Well, I did. I did shoot some film. And I did try (and like 👍 ) a photo development lab en route between me and my day job yaaaaay!  I've shot a bunch of rolls in fact, and February isn't even over! You can see how my first few rolls came out on my instagram highlight Analog. Added bonus: they can print some of my fine art images in smaller sizes, and because they are local, I am more able to produce prints on super short notice if needed.

As to why I study the analog photographers I do, it's because 1) they are so good at it, 2) so many comments about my "photo style" use words like "vintage" or "retro," and 3) those comments aren't wrong. Without knowing what technically pulls me in, I do like that analog look in general, and often work towards that feel in my photo editing. For me, there's a film tone full of memories to the photos I held in my hand growing up in the 1970s-1980s time period. Kids taking shots at weird angles while in motion, on bikes, with bright colors behind them or wearing them. Photos that look like the after-school specials I'd see. There's a sentimental tone in photos from the 1950s-70s because they were usually of the generation before me, family members with cool old cars in front of small houses, in black-and-white or faded over time to muted colors. Those remind me of bad educational films made for my parents' generation that we watched because they still hadn't been updated for my generation. All of this is to say, NOSTALGIA. Film photographs, no matter when they are shot, illicit a nostalgically-connected quality for me. That might be why I sometimes edit my digital photos like I do. It might be why I take photos of everything. I'm trying to preserve a moment that will one day be nostalgia.

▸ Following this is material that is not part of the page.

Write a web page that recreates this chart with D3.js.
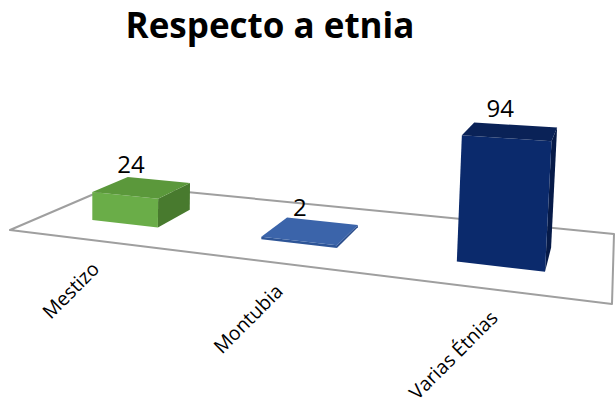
<!DOCTYPE html>
<html>
<head>
<meta charset="utf-8">
<script src="https://cdn.jsdelivr.net/npm/d3@7"></script>
<style>
  html, body { margin: 0; padding: 0; background: #ffffff; }
  svg { display: block; }
</style>
</head>
<body>
<svg id="chart" width="616" height="408"></svg>
<script>
// ---- data ----
const categories = ["Mestizo", "Montubia", "Varias Étnias"];
const values = [24, 2, 94];
const chartTitle = "Respecto a etnia";

// ---- style ----
const palette = [
  { front: "#6aad48", top: "#5b983b", side: "#487a2e" },
  { front: "#2e5597", top: "#3b64aa", side: "#2a4d8c" },
  { front: "#0b2a6c", top: "#0a2257", side: "#061a48" }
];

const W = 616, H = 408;
const svg = d3.select("#chart");

// ---- perspective floor (homography unit square -> quad) ----
const FL = [10, 230], FR = [612, 304], BR = [614, 234], BL = [115, 185];
function homography(p0, p1, p2, p3) {
  const [x0, y0] = p0, [x1, y1] = p1, [x2, y2] = p2, [x3, y3] = p3;
  const dx1 = x1 - x2, dx2 = x3 - x2, dx3 = x0 - x1 + x2 - x3;
  const dy1 = y1 - y2, dy2 = y3 - y2, dy3 = y0 - y1 + y2 - y3;
  const den = dx1 * dy2 - dx2 * dy1;
  const g = (dx3 * dy2 - dx2 * dy3) / den;
  const h = (dx1 * dy3 - dx3 * dy1) / den;
  const a = x1 - x0 + g * x1, b = x3 - x0 + h * x3, c = x0;
  const d = y1 - y0 + g * y1, e = y3 - y0 + h * y3, f = y0;
  return (u, v) => {
    const w = g * u + h * v + 1;
    return { x: (a * u + b * v + c) / w, y: (d * u + e * v + f) / w, w };
  };
}
const floorMap = homography(FL, FR, BR, BL);

// vertical vanishing point (far below) for slight lean of vertical edges
const VVP = [92, 9400];

// ---- scales ----
const uScale = d3.scaleBand()
  .domain(categories)
  .range([0.0013, 1.0013])
  .paddingInner(0.595)
  .paddingOuter(0.2975);
const hScale = d3.scaleLinear().domain([0, 100]).range([0, 121]);
const depth = [0.30, 0.66];

function lift(u, v, val) {
  const p = floorMap(u, v);
  const len = hScale(val) / p.w;
  let dx = p.x - VVP[0], dy = p.y - VVP[1];
  const n = Math.hypot(dx, dy);
  dx /= n; dy /= n;
  return [p.x + dx * len, p.y + dy * len];
}
function base(u, v) { const p = floorMap(u, v); return [p.x, p.y]; }

// ---- floor ----
svg.append("polygon")
  .attr("points", [FL, FR, BR, BL].map(p => p.join(",")).join(" "))
  .attr("fill", "#ffffff")
  .attr("stroke", "#9f9f9f")
  .attr("stroke-width", 2)
  .attr("stroke-linejoin", "round");

// ---- bars ----
const line = d3.line();
const bars = svg.append("g");
categories.forEach((cat, i) => {
  const val = values[i];
  const u0 = uScale(cat), u1 = u0 + uScale.bandwidth();
  const [v0, v1] = depth;
  const fbl = base(u0, v0), fbr = base(u1, v0), bbr = base(u1, v1);
  const ftl = lift(u0, v0, val), ftr = lift(u1, v0, val);
  const btr = lift(u1, v1, val), btl = lift(u0, v1, val);
  const col = palette[i];
  const g = bars.append("g");
  g.append("path").attr("d", line([fbr, bbr, btr, ftr]) + "Z").attr("fill", col.side);
  g.append("path").attr("d", line([fbl, fbr, ftr, ftl]) + "Z").attr("fill", col.front);
  g.append("path").attr("d", line([ftl, ftr, btr, btl]) + "Z").attr("fill", col.top);

  const cx = (ftl[0] + ftr[0] + btr[0] + btl[0]) / 4;
  const cy = (ftl[1] + ftr[1] + btr[1] + btl[1]) / 4;
  svg.append("text")
    .attr("x", cx - 11).attr("y", cy - 15)
    .attr("text-anchor", "middle")
    .attr("font-family", "'Open Sans', sans-serif")
    .attr("font-size", 24)
    .attr("fill", "#000")
    .text(val);

  const fp = floorMap(uScale(cat) + uScale.bandwidth() / 2, 0);
  const lx = fp.x + 8, ly = fp.y + 30;
  svg.append("text")
    .attr("transform", `translate(${lx},${ly}) rotate(-45)`)
    .attr("text-anchor", "end")
    .attr("font-family", "'Open Sans', sans-serif")
    .attr("font-size", 19.5)
    .attr("fill", "#000")
    .text(cat);
});

// ---- title ----
svg.append("text")
  .attr("x", 270).attr("y", 38)
  .attr("text-anchor", "middle")
  .attr("font-family", "'Open Sans', sans-serif")
  .attr("font-weight", "bold")
  .attr("font-size", 35)
  .attr("fill", "#000")
  .text(chartTitle);
</script>
</body>
</html>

Yet if anyone -- I -- can mimic it enough to suggest the nostalgia digitally, why bother with the slow analog film process? My colleague/friend and award-winning photographer Hannah suggested that those reasons are as individual to the artist as their style of photography. I can see for me, trying film again was about curiosity, self-challenge, competitiveness and a meat & cheese refrigerator drawer full of leftover film I'd moved from fridge to fridge over the last 15-20 years.  (The film, not the meats & cheeses!) For these last two decades, going for some thawed steak meant hearing the rattle of film canisters. Mostly Fujifilm Superia 800CZ, which we LOVED to use in my early location scouting days, these several rolls were not only expired film that perhaps smelled like pepper jack cheese, but they were clutter if not put to their intended purpose. This month, I decided to allow them to live their best life, whatever they had left. It was time to find out what all the "film hoopla" was about. Would I be "wowed" by the analog quality? It was time to see if I could remember what little I knew about shooting with film, if my consistent camera practice (albeit, digital) has taught me better technique, and if I could call myself a "photographer" just because I could learn to shoot again with film.

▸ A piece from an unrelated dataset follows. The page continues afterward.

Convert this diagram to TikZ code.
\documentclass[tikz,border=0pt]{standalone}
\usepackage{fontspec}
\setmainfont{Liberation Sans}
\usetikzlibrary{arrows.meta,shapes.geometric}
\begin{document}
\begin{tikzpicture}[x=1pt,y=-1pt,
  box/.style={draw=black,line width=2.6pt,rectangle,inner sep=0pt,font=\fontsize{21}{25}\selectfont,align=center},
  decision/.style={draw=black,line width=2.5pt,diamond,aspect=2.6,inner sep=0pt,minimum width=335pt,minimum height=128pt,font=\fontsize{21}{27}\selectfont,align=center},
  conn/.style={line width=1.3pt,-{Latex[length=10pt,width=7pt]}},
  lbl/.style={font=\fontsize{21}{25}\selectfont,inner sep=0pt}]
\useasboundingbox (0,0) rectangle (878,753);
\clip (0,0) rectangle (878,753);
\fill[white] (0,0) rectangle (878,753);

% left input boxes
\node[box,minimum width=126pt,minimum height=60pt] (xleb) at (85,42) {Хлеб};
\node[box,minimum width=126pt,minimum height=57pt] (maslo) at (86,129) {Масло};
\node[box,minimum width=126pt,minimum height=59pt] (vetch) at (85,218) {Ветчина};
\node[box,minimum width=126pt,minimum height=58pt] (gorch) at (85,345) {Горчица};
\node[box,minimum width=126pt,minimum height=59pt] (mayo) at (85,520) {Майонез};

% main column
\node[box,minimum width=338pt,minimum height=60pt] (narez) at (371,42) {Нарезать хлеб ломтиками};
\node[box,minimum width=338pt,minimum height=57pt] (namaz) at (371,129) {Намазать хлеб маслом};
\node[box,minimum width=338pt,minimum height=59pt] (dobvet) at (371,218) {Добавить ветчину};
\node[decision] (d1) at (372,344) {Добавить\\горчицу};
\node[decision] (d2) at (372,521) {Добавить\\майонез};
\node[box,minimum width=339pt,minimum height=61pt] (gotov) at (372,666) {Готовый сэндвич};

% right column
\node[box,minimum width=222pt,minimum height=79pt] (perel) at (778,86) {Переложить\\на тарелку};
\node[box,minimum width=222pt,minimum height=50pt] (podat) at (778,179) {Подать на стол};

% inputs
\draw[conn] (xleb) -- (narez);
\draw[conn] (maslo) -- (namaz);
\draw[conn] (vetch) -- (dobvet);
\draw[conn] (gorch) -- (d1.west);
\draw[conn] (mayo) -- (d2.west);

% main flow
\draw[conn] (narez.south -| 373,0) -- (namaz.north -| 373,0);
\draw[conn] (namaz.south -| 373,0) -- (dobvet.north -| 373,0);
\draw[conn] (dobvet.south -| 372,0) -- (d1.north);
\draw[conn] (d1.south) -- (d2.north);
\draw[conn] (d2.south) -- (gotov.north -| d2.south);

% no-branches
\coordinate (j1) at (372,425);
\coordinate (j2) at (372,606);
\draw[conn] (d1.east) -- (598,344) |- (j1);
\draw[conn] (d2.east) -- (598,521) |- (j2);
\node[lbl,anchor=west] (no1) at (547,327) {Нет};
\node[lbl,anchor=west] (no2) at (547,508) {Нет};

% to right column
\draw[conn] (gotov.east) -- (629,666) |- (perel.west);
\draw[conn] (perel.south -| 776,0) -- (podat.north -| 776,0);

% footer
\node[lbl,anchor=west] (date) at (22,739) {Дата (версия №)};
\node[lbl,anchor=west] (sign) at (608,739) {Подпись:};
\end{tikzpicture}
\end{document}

This was not the month to make final determinations on any of those inquiries judging by the results of my first attempts!! Between the expired film, an older camera that works a little backwards from my current one, and the reality that my knowledge has been slowly self-taught through trials and fails, I expect this re-learning curve will be a long process. One that I can hopefully sustain with growing curiosity, a steady income flow and encouragement from my peers and you all!